満ち足りることの秘密

ラーメンを食べた。ダシは極上、スープには一点のくもりもない。チャーシューもぬかりなく手が加えられている。麺の腰も申し分ない。すべてが頂上へ向って何の不足もなく収斂している。当然、極上のラーメンになる……はずだった。
が、実際は物足りなさが残った。
すべてが絶品なのに、いや、、すべてが絶品だっただけに、物足りなさもひときわ大きかった。
私が食した「極上の」ラーメンはラーメンではなかった。このラーメンがラーメンになるには何かが欠けていた。それは、たぶん、泥臭さだろう。

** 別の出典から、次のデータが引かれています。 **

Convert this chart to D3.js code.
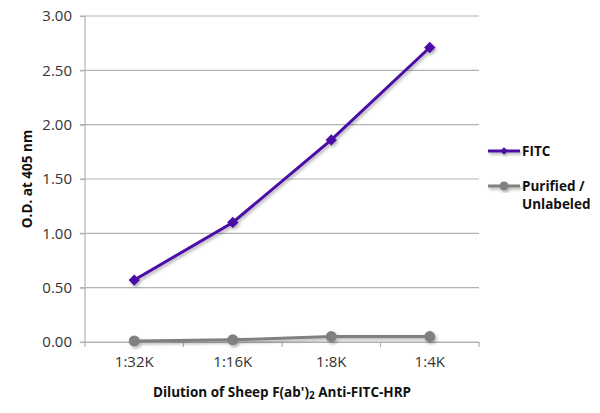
<!DOCTYPE html>
<html><head><meta charset="utf-8">
<script src="https://cdn.jsdelivr.net/npm/d3@7"></script>
<style>body{margin:0;background:#fff}svg{font-family:"Open Sans",sans-serif}</style>
</head><body><svg id="c" width="600" height="413"></svg>
<script>
const categories = ["1:32K","1:16K","1:8K","1:4K"];
const fitc = [0.57, 1.10, 1.86, 2.71];
const purified = [0.01, 0.02, 0.05, 0.05];
const yTicks = [0,0.5,1,1.5,2,2.5,3];
const seriesNames = ["FITC","Purified /|Unlabeled"];
const colors = ["#4b0fa6","#808080"];

const svg = d3.select("#c");
const m = {l:85, r:479, t:16, b:342};
const x = d3.scaleBand().domain(categories).range([m.l, m.r]);
const y = d3.scaleLinear().domain([0,3]).range([m.b, m.t]);

const defs = svg.append("defs");
const f = defs.append("filter").attr("id","sh").attr("x","-20%").attr("y","-20%").attr("width","140%").attr("height","140%");
f.append("feDropShadow").attr("dx",1.5).attr("dy",2).attr("stdDeviation",1.5).attr("flood-color","#000").attr("flood-opacity",0.3);

// gridlines
svg.append("g").selectAll("line").data(yTicks).join("line")
  .attr("x1",80).attr("x2",m.r).attr("y1",d=>y(d)).attr("y2",d=>y(d))
  .attr("stroke","#b3b3b3").attr("stroke-width",1.2);

// y axis
const ya = svg.append("g").attr("transform",`translate(${m.l},0)`)
  .call(d3.axisLeft(y).tickValues(yTicks).tickFormat(d3.format(".2f")).tickSize(5).tickPadding(8));
ya.select(".domain").attr("stroke","#b3b3b3").attr("stroke-width",1.2).attr("d",`M0,${m.t}V${m.b}`);
ya.selectAll(".tick line").attr("stroke","#b3b3b3").attr("stroke-width",1.2);
ya.selectAll("text").attr("font-size",15).attr("fill","#333").attr("font-family","Open Sans");

// x axis
const xa = svg.append("g").attr("transform",`translate(0,${m.b})`)
  .call(d3.axisBottom(x).tickSize(0).tickPadding(14));
xa.select(".domain").attr("stroke","#b3b3b3").attr("stroke-width",1.2);
xa.selectAll("text").attr("font-size",15).attr("fill","#333").attr("font-family","Open Sans");
const bounds = categories.map(c=>x(c)).concat([m.r]);
svg.append("g").selectAll("line").data(bounds).join("line")
  .attr("x1",d=>d).attr("x2",d=>d).attr("y1",m.b).attr("y2",m.b+5)
  .attr("stroke","#b3b3b3").attr("stroke-width",1.2);

const cx = c => x(c)+x.bandwidth()/2;
const line = d3.line().x((d,i)=>cx(categories[i])).y(d=>y(d));

// purified series
const gP = svg.append("g").attr("filter","url(#sh)");
gP.append("path").datum(purified).attr("d",line).attr("fill","none").attr("stroke",colors[1]).attr("stroke-width",3);
gP.selectAll("circle").data(purified).join("circle")
  .attr("cx",(d,i)=>cx(categories[i])).attr("cy",d=>y(d)).attr("r",5.5).attr("fill",colors[1]);

// fitc series
const gF = svg.append("g").attr("filter","url(#sh)");
gF.append("path").datum(fitc).attr("d",line).attr("fill","none").attr("stroke",colors[0]).attr("stroke-width",3);
const diamond = d3.symbol().type(d3.symbolSquare).size(64);
gF.selectAll("path.m").data(fitc).join("path").attr("class","m")
  .attr("transform",(d,i)=>`translate(${cx(categories[i])},${y(d)}) rotate(45)`)
  .attr("d",diamond).attr("fill",colors[0]);

// axis titles
svg.append("text").attr("transform",`translate(32,${(m.t+m.b)/2}) rotate(-90)`)
  .attr("text-anchor","middle").attr("font-size",13.5).attr("font-weight","bold").attr("fill","#111")
  .text("O.D. at 405 nm");
const xt = svg.append("text").attr("x",(m.l+m.r)/2).attr("y",397)
  .attr("text-anchor","middle").attr("font-size",13.5).attr("font-weight","bold").attr("fill","#111");
xt.append("tspan").text("Dilution of Sheep F(ab')");
xt.append("tspan").attr("font-size",10).attr("dy",2).text("2");
xt.append("tspan").attr("dy",-2).text(" Anti-FITC-HRP");

// legend
const lg = svg.append("g");
const ly = [151, 186];
const lmark = d3.symbol().type(d3.symbolSquare).size(30);
seriesNames.forEach((n,i)=>{
  const g = lg.append("g").attr("filter","url(#sh)");
  g.append("line").attr("x1",488).attr("x2",520).attr("y1",ly[i]).attr("y2",ly[i]).attr("stroke",colors[i]).attr("stroke-width",3);
  if(i===0) g.append("path").attr("transform",`translate(504,${ly[i]}) rotate(45)`).attr("d",lmark).attr("fill",colors[i]);
  else g.append("circle").attr("cx",504).attr("cy",ly[i]).attr("r",4.5).attr("fill",colors[i]);
  const t = lg.append("text").attr("x",522).attr("y",ly[i]+5).attr("font-size",13.5).attr("font-weight","bold").attr("fill","#111");
  n.split("|").forEach((s,j)=>t.append("tspan").attr("x",522).attr("dy",j?18:0).text(s));
});
</script></body></html>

作り手は洗練を目指す。苦労して苦労して洗練を目指す。
そこに頂上があるものだと思って。
しかし、《洗練》は《完成》ではなかった。
どきり、とした。
やきものだって同じだ。
舞台だって同じだ。
洗練には、至難のわざではあるが、道しるべがある。洗練へと向って行けば千分の一の確率にせよ、洗練に至る。だが、やっかいなことに、泥臭さに辿りつくような道は存在しないのだ。洗練が目標なのに対して、泥臭さは余剰である。何かの果てに到達するものではなく、果ての脇にいつの間にか連れ添うものだ。
じゃ、どうすればよいのだろう……。